Written request:
Everything from the line containing "Convert this chart to Plotly code." to the line containing "fig = go.Figure()", both lines included, must be copied exactly; nothing else should be.

Entries with chart source code
>>>>

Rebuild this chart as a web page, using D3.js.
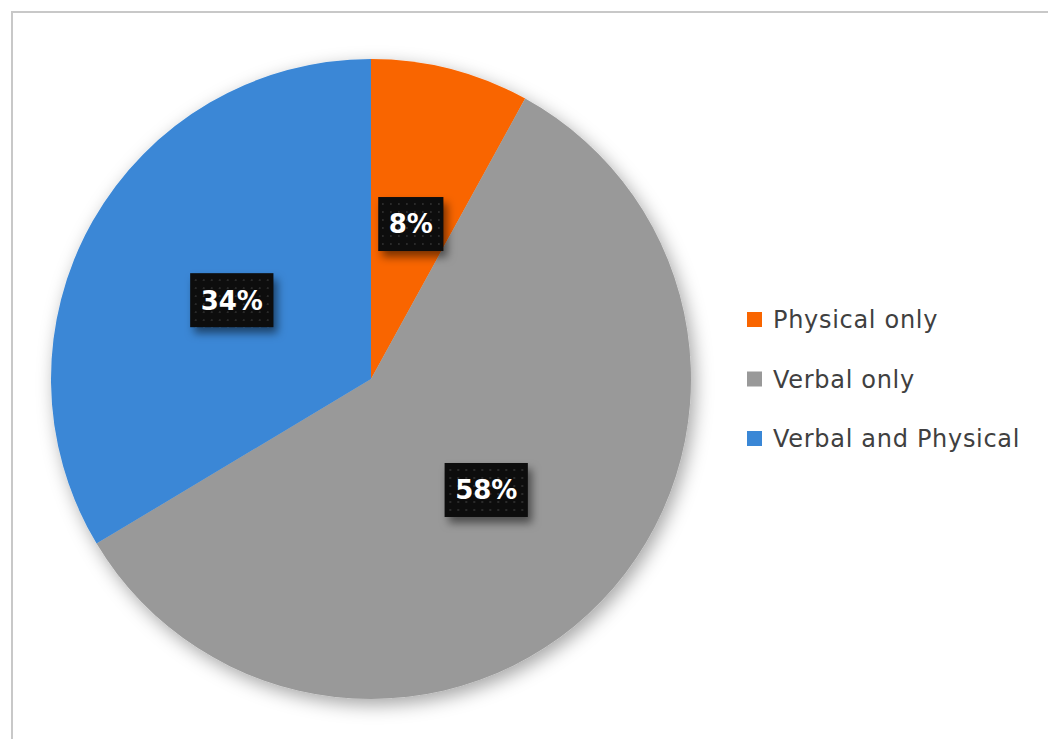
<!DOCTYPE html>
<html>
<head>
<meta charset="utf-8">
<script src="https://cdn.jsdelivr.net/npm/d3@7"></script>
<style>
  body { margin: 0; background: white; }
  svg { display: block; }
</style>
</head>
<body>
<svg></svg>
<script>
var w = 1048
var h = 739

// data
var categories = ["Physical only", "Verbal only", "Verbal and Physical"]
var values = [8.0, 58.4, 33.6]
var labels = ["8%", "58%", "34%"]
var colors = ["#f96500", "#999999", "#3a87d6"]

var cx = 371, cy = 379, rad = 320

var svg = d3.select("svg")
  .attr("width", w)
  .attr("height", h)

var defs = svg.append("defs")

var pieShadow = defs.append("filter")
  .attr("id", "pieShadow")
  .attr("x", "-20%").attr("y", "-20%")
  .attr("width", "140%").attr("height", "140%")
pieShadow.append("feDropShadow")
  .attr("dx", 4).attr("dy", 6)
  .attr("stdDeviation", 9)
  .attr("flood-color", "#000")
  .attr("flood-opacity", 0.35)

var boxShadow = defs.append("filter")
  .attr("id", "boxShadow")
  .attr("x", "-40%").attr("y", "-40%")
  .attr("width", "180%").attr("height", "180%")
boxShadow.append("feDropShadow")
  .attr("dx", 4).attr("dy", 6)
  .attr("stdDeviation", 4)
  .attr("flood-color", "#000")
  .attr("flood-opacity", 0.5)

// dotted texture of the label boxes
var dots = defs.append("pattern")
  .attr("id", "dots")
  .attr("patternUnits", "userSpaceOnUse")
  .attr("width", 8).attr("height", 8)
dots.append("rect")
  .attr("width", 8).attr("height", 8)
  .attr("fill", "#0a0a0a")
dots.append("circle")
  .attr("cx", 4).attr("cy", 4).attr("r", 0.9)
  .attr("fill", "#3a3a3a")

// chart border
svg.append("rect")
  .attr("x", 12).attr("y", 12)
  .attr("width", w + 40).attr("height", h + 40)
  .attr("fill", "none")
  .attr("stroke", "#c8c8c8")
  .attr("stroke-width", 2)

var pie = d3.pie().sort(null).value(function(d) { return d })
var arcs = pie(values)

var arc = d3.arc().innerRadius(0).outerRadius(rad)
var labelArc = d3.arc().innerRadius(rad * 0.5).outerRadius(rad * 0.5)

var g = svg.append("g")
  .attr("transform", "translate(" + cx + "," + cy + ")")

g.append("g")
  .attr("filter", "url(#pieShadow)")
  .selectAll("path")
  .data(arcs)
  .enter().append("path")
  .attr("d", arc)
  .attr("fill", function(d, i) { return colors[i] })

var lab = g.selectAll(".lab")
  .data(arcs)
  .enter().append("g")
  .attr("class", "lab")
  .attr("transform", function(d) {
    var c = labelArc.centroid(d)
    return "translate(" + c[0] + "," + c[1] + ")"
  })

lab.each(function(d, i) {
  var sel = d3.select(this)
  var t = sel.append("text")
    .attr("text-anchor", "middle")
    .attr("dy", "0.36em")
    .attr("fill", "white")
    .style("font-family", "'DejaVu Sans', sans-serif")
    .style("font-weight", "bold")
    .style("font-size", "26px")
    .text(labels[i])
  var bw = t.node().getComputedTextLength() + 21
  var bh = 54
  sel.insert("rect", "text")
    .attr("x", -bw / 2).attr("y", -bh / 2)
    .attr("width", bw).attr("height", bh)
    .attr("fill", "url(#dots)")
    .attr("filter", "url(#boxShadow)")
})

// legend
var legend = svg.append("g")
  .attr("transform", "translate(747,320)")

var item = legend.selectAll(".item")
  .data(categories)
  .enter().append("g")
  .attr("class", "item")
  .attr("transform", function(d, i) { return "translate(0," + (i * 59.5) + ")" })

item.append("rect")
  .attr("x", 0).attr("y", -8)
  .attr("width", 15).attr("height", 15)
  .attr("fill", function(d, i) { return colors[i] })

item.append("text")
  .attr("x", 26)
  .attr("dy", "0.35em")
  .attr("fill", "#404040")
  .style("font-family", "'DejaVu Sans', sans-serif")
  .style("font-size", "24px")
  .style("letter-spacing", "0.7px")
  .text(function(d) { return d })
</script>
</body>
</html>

<<<<
>>>>

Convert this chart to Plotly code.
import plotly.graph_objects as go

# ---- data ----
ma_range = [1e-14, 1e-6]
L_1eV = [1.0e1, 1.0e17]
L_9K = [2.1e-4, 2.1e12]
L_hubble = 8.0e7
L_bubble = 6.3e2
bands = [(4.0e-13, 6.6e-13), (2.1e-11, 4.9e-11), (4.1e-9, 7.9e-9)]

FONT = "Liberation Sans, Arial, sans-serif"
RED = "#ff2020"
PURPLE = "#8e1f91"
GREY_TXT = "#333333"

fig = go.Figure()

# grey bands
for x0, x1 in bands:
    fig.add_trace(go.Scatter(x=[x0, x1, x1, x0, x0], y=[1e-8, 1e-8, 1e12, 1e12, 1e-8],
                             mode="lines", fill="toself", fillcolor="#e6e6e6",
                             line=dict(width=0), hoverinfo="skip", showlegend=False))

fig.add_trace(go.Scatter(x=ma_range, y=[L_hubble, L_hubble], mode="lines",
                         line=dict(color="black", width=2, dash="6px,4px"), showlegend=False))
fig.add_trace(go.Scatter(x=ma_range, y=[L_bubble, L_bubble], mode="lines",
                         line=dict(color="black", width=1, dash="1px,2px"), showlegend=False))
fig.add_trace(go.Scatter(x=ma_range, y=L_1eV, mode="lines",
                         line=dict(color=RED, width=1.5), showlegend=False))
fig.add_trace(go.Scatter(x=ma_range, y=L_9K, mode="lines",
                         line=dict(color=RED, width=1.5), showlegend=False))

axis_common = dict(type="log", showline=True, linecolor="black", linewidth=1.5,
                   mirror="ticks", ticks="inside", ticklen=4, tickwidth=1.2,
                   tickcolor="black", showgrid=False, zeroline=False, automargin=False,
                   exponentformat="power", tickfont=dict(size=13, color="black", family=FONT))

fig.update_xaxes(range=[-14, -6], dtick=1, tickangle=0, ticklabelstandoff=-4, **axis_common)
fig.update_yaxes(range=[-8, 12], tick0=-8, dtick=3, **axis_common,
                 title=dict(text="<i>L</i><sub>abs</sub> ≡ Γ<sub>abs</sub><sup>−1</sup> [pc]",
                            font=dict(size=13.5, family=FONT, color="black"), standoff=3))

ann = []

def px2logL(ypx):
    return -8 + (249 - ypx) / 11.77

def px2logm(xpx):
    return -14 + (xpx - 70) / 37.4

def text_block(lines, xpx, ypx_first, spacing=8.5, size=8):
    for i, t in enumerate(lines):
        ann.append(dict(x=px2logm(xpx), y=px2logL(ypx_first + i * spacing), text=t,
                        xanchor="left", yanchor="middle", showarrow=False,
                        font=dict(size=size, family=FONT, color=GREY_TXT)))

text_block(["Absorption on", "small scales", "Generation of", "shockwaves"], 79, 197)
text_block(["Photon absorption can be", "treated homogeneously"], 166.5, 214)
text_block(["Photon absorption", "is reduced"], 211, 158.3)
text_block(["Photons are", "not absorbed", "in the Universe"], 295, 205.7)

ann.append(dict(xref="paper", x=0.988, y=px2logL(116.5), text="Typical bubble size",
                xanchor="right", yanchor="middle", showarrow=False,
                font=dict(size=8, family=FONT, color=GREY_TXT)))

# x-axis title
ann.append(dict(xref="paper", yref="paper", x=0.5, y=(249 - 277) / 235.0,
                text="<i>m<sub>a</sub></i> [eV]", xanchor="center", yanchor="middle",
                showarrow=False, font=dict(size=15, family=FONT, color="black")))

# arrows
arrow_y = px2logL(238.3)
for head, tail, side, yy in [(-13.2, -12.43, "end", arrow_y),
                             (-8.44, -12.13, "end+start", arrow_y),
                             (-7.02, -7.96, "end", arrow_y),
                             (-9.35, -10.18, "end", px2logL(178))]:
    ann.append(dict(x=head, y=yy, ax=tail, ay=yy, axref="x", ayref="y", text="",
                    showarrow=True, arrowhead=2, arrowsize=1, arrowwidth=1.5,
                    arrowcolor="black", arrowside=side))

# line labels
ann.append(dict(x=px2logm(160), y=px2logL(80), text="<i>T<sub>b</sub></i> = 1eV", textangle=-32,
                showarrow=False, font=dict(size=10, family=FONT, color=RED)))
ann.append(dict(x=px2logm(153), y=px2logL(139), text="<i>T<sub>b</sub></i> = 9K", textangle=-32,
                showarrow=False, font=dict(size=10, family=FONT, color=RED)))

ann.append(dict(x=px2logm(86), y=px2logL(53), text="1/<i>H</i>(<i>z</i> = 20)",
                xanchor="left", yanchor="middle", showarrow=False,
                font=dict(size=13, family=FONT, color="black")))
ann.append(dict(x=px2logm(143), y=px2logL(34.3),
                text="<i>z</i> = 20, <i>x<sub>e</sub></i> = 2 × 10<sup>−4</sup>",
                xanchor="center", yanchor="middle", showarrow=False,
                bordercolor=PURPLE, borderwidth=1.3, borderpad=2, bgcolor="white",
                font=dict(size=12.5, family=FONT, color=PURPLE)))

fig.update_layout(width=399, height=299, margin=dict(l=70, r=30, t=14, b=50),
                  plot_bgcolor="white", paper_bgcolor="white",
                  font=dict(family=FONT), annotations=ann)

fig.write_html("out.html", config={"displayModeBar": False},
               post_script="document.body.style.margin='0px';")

<<<<
>>>>

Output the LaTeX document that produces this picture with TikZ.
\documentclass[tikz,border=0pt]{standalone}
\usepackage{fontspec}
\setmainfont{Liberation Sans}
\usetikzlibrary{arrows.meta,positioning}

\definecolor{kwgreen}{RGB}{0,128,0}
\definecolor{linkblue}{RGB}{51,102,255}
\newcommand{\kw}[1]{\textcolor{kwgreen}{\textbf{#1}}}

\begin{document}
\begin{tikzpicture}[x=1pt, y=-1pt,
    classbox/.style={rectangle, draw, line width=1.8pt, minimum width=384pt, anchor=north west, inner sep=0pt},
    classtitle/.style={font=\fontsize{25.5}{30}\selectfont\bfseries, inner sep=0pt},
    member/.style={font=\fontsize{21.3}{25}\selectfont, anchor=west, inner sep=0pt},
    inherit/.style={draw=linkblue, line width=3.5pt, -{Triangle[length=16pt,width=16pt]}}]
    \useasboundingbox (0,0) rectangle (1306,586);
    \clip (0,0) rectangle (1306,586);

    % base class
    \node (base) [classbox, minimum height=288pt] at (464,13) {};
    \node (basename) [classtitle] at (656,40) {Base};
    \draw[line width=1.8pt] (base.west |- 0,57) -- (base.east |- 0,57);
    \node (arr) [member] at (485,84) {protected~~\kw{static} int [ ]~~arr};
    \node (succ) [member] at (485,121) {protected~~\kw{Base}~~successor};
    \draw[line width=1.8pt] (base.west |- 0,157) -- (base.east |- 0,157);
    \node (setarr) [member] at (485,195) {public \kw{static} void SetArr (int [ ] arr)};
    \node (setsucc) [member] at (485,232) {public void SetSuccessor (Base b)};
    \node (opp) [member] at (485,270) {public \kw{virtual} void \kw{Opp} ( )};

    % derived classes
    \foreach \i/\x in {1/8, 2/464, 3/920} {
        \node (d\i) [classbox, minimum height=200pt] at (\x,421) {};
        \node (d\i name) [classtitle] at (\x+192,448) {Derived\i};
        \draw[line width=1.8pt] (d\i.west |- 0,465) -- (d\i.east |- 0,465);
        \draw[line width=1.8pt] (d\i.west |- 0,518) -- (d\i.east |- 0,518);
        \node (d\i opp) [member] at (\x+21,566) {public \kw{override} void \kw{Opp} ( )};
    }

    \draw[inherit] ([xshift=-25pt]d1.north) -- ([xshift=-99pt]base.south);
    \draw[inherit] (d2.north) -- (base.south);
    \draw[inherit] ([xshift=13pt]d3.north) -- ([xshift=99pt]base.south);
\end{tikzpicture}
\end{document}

<<<<

Result below:
Convert this chart to Plotly code.
import plotly.graph_objects as go

# ---- data ----
ma_range = [1e-14, 1e-6]
L_1eV = [1.0e1, 1.0e17]
L_9K = [2.1e-4, 2.1e12]
L_hubble = 8.0e7
L_bubble = 6.3e2
bands = [(4.0e-13, 6.6e-13), (2.1e-11, 4.9e-11), (4.1e-9, 7.9e-9)]

FONT = "Liberation Sans, Arial, sans-serif"
RED = "#ff2020"
PURPLE = "#8e1f91"
GREY_TXT = "#333333"

fig = go.Figure()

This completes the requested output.